Voltando ao nosso exemplo e aplicando-lhe tudo o supra discorrido, foram já vários os casos em que os nossos tribunais se pronunciaram quanto à questão de saber se a atribuição de veículo automóvel, atendendo às circunstâncias concretas de cada caso, integra a retribuição do trabalhador ou é um mero instrumento de trabalho e a sua utilização pessoal apenas decorre de tolerância do empregador.

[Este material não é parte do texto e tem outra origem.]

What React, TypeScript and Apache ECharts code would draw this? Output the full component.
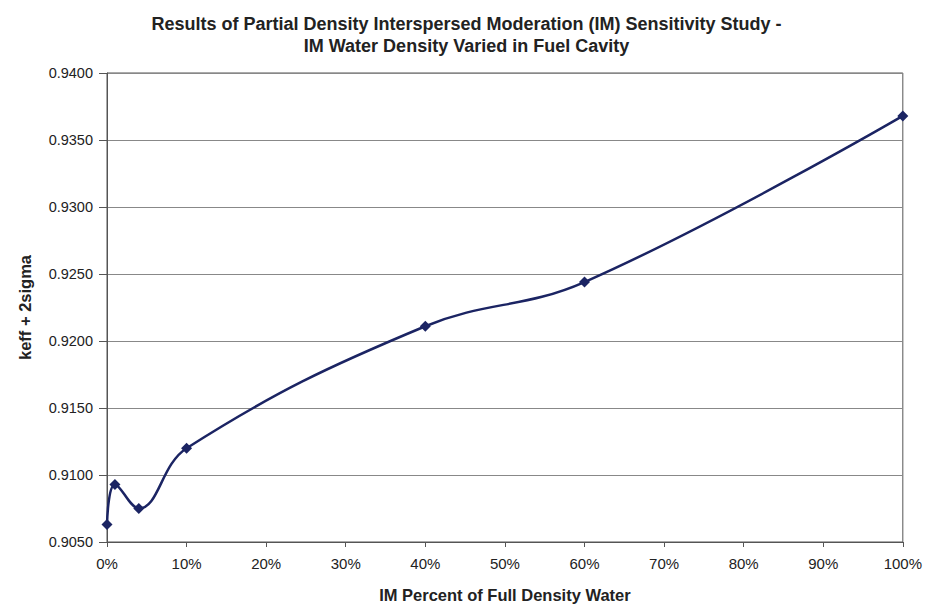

No nosso exemplo, que corresponde à situação abordada no acórdão de 08/06/2022 do Tribunal da Relação do Porto, resulta dos factos que, “a atribuição da viatura para utilização diária para uso profissional e pessoal, fazia parte das condições remuneratórias que vigoravam na empresa para a contratação dos técnicos comerciais/analista de crédito, sendo nesse contexto que foi atribuída viatura ao autor, gerando neste a convicção de que tal era um complemento atribuído pelo seu trabalho e como tal constituía parte do seu salário, tendo esse factor sido essencial para que aceitasse celebrar o contrato de trabalho”. Sendo certo que, a atribuição do veículo ao trabalhador durou 25 anos, ao longo dos quais lhe foram sucessivamente atribuídos vários veículos. Mais, por essa razão, ao longo desses anos nunca necessitou de um veículo automóvel a título particular, já que o trabalhador fazia uso diário daquele veículo, para utilização profissional e pessoal, com o conhecimento e consentimento do empregador, sendo este último quem suportava todos os custos inerentes ao veículo.
Na análise desta situação o tribunal de recurso entendeu que “a atribuição da viatura ao autor consubstancia uma prestação em espécie, regular e periódica que se traduz numa substancial vantagem económica, logo, com natureza retributiva, consequentemente integrando a sua retribuição e estando a entidade empregadora vinculada, com carácter de obrigatoriedade a assegurar-lhe essa prestação em contrapartida da prestação de trabalho. Beneficiando, por isso, da garantia da irredutibilidade da retribuição, não podia a Ré ter determinado a entrega do veículo, como o fez”.